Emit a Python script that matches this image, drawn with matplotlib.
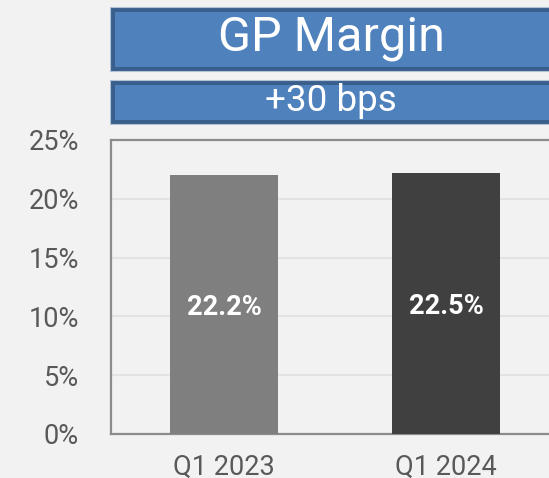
import matplotlib.pyplot as plt
from matplotlib.patches import Rectangle

plt.rcParams['font.family'] = ['Roboto', 'DejaVu Sans']

categories = ['Q1 2023', 'Q1 2024']
bar_heights = [22.05, 22.2]          # heights as drawn in the picture
bar_labels = ['22.2%', '22.5%']      # labels printed on the bars
bar_colors = ['#7f7f7f', '#404040']
yticks = [0, 5, 10, 15, 20, 25]
title = 'GP Margin'
subtitle = '+30 bps'

W, H = 549, 478
fig = plt.figure(figsize=(W / 100, H / 100), dpi=100, facecolor='#f2f2f2')

# axes placed in pixel terms, right side runs off the canvas like the original
ax = fig.add_axes([111 / W, (H - 434) / H, 448 / W, 294 / H])
ax.set_facecolor('#f2f2f2')

x = range(len(categories))
ax.bar(x, bar_heights, width=0.486, color=bar_colors, zorder=3)
for xi, v, lab in zip(x, bar_heights, bar_labels):
    ax.text(xi, v / 2 - 0.3, lab, ha='center', va='center', color='white',
            fontsize=19.5, fontweight='bold', zorder=4)

ax.set_xlim(-0.509, 1.509)
ax.set_ylim(0, 25)
ax.set_yticks(yticks)
ax.set_yticklabels([f'{t}%' for t in yticks])
ax.set_xticks(list(x))
ax.set_xticklabels(categories)
ax.tick_params(axis='y', length=0, pad=23, labelsize=19.5, labelcolor='#595959')
ax.tick_params(axis='x', length=0, pad=14, labelsize=19.5, labelcolor='#595959')
ax.grid(axis='y', color='#e3e3e3', linewidth=1.5, zorder=0)
for s in ax.spines.values():
    s.set_color('#8c8c8c')
    s.set_linewidth(1.6)


def box(y0, y1, text, size):
    # y0, y1 in pixels from top
    r = Rectangle((112 / W, 1 - y1 / H), (553 - 112) / W, (y1 - y0) / H,
                  transform=fig.transFigure, facecolor='#4f81bd',
                  edgecolor='#3a5f8c', linewidth=3.6)
    fig.patches.append(r)
    o = Rectangle((109.5 / W, 1 - (y1 + 2.5) / H), (560 - 109.5) / W, (y1 - y0 + 5) / H,
                  transform=fig.transFigure, facecolor='none',
                  edgecolor='#b4c2d6', linewidth=0.8)
    fig.patches.append(o)
    fig.text(331 / W, 1 - ((y0 + y1) / 2 - 1) / H, text, ha='center', va='center',
             color='white', fontsize=size)


box(9, 68.5, title, 35)
box(82, 121.5, subtitle, 26.5)

fig.savefig('out.png', dpi=100, facecolor=fig.get_facecolor())
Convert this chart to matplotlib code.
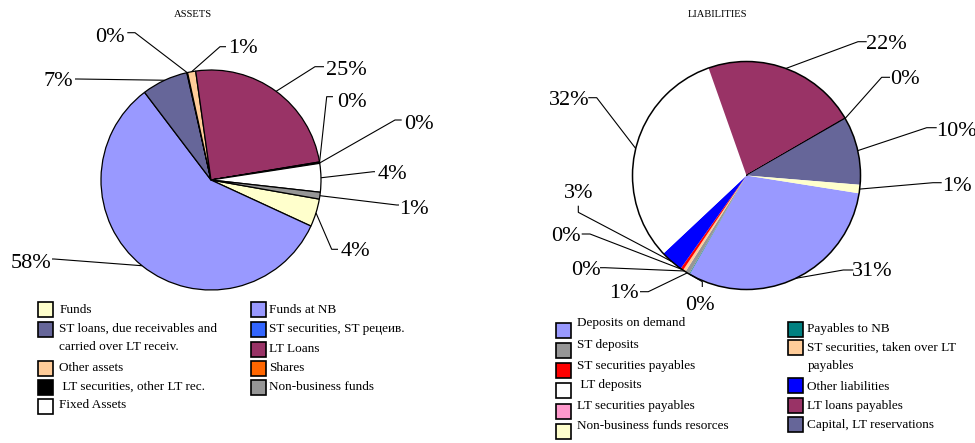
import matplotlib
matplotlib.use("Agg")
import numpy as np
import matplotlib.pyplot as plt
from matplotlib.patches import Rectangle, Circle

plt.rcParams['font.family'] = ['Liberation Serif', 'DejaVu Serif']

W, H = 975, 443

# ---------------- data ----------------
asset_labels = ["Funds", "Funds at NB",
                "ST loans, due receivables and\ncarried over LT receiv.",
                "ST securities, ST рецеив.", "Other assets", "LT Loans",
                " LT securities, other LT rec.", "Shares", "Fixed Assets",
                "Non-business funds"]
asset_values = [4.1, 57.8, 6.8, 0.1, 1.2, 24.6, 0.1, 0.1, 4.2, 1.0]
asset_colors = ["#FFFFCC", "#9999FF", "#666699", "#3366FF", "#FFCC99",
                "#993366", "#000000", "#FF6600", "#FFFFFF", "#969696"]

liab_labels = ["Deposits on demand", "Payables to NB", "ST deposits",
               "ST securities, taken over LT\npayables", "ST securities payables",
               "Other liabilities", " LT deposits", "LT loans payables",
               "LT securities payables", "Capital, LT reservations",
               "Non-business funds resorces"]
liab_values = [30.8, 0.1, 0.6, 0.4, 0.4, 3.2, 31.6, 22.0, 0.1, 9.6, 1.2]
liab_colors = ["#9999FF", "#008080", "#969696", "#FFCC99", "#FF0000",
               "#0000FF", "#FFFFFF", "#993366", "#FF99CC", "#666699", "#FFFFCC"]

# ---------------- layout (pixels, origin top-left) ----------------
asset_center, asset_radius = (211, 180), 110
liab_center, liab_radius = (746.5, 175.5), 114

asset_text_pos = [(355, 252), (31, 263), (58, 81.5), (110, 37), (243, 48.5),
                  (346, 70), (352, 102), (419, 124), (392, 174), (414, 209)]
asset_stubs = [((331.7, 249.3), (338, 249.3)), ((54, 259), (52, 259)),
               ((77, 79), (75, 79)), ((135, 32.7), (127.3, 32.7)),
               ((220, 46.7), (226, 46.7)), ((315, 66.7), (324, 66.7)),
               ((326.7, 96.7), (333, 96.7)), ((395, 120), (401.7, 120)),
               ((373.3, 171.7), (375, 171.7)), ((396.7, 205), (399, 205))]

liab_text_pos = [(872, 272), (700, 305), (624, 294), (585.5, 270.5),
                 (566.3, 236.7), (578.3, 193.3), (569, 100), (886, 44),
                 (905, 79), (956, 131), (957, 186)]
liab_stubs = [((843.3, 270), (853.3, 270)), ((702.3, 281.7), (702.3, 287)),
              ((648.3, 291.7), (640, 291.7)), ((605, 267.7), (600, 267.7)),
              ((590, 234), (581.7, 234)), ((578.3, 212.3), (578.3, 205.7)),
              ((596.7, 97.7), (588.3, 97.7)), ((858, 41.7), (866.7, 41.7)),
              ((881.7, 77.3), (890, 77.3)), ((926.7, 127.7), (936.7, 127.7)),
              ((933, 182.7), (941.7, 182.7))]

# legend: (column, box centre y, text centre y)
asset_legend_rows = [(0, 309, 310), (1, 309, 310), (0, 329, 328.5), (1, 329, 329),
                     (0, 368, 368), (1, 349, 348.5), (0, 387, 387), (1, 368, 368),
                     (0, 406, 405.5), (1, 387, 387)]
asset_legend_cols = [(38.3, 59.3), (250.7, 269.3)]   # (box left x, text x)

liab_legend_rows = [(0, 330, 323.3), (1, 329, 329), (0, 350, 345), (1, 347, 347.3),
                    (0, 370.5, 365.7), (1, 385.5, 386.7), (0, 390.5, 385),
                    (1, 405, 406), (0, 411, 405.7), (1, 424.5, 425), (0, 431.5, 426)]
liab_legend_cols = [(556, 577.3), (788.3, 807.3)]

BOX = 15
LINE_STEP = 18.3


def Y(y):
    return H - y


fig = plt.figure(figsize=(W / 100, H / 100), dpi=100)
ax = fig.add_axes([0, 0, 1, 1])


def draw_pie(values, colors, center, radius, start, edge_lw):
    wedges, _ = ax.pie(values, colors=colors, startangle=start, counterclock=False,
                       center=(center[0], Y(center[1])), radius=radius,
                       wedgeprops=dict(edgecolor='black', linewidth=edge_lw))
    return wedges


def draw_labels(wedges, values, center, radius, text_pos, stubs):
    total = float(sum(values))
    cx, cy = center[0], Y(center[1])
    for w, v, tp, (near, far) in zip(wedges, values, text_pos, stubs):
        mid = np.deg2rad((w.theta1 + w.theta2) / 2)
        ax_x, ax_y = cx + radius * np.cos(mid), cy + radius * np.sin(mid)
        ax.plot([ax_x, near[0], far[0]], [ax_y, Y(near[1]), Y(far[1])],
                color='black', lw=0.8, solid_capstyle='butt', zorder=3)
        ax.text(tp[0], Y(tp[1]), f"{v / total * 100:.0f}%", fontsize=16,
                ha='center', va='center', zorder=4)


def draw_legend(labels, colors, rows, cols):
    for lab, col, (c, yb, yt) in zip(labels, colors, rows):
        bx, tx = cols[c]
        ax.add_patch(Rectangle((bx, Y(yb) - BOX / 2), BOX, BOX, facecolor=col,
                               edgecolor='black', linewidth=1.2, zorder=3))
        for i, line in enumerate(lab.split('\n')):
            ax.text(tx, Y(yt + i * LINE_STEP), line, fontsize=9.5,
                    ha='left', va='center')


# Assets
aw = draw_pie(asset_values, asset_colors, asset_center, asset_radius, -10, 0.9)
draw_labels(aw, asset_values, asset_center, asset_radius, asset_text_pos, asset_stubs)
draw_legend(asset_labels, asset_colors, asset_legend_rows, asset_legend_cols)
ax.text(192.5, Y(14.3), "ASSETS", fontsize=7.6, ha='center', va='center')

# Liabilities: no inner borders except the thin LT securities slice
lw_ = draw_pie(liab_values, liab_colors, liab_center, liab_radius, -9, 0)
lw_[liab_labels.index("LT securities payables")].set_linewidth(0.9)
ax.add_patch(Circle((liab_center[0], Y(liab_center[1])), liab_radius, fill=False,
                    edgecolor='black', linewidth=1.1, zorder=2))
draw_labels(lw_, liab_values, liab_center, liab_radius, liab_text_pos, liab_stubs)
draw_legend(liab_labels, liab_colors, liab_legend_rows, liab_legend_cols)
ax.text(717, Y(14.3), "LIABILITIES", fontsize=7.6, ha='center', va='center')

ax.set_xlim(0, W)
ax.set_ylim(0, H)
ax.set_aspect('equal', adjustable='box')
ax.axis('off')

fig.savefig("out.png", dpi=100, facecolor='white')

→ Task statement
Only lines belong in the copy: transcribe those from the start of the data through the line that contains "plt.rcParams['font.family'] = ['Roboto', 'DejaVu", and skip the pictures.

→ Written response
Emit a Python script that matches this image, drawn with matplotlib.
import matplotlib.pyplot as plt
from matplotlib.patches import Rectangle

plt.rcParams['font.family'] = ['Roboto', 'DejaVu Sans']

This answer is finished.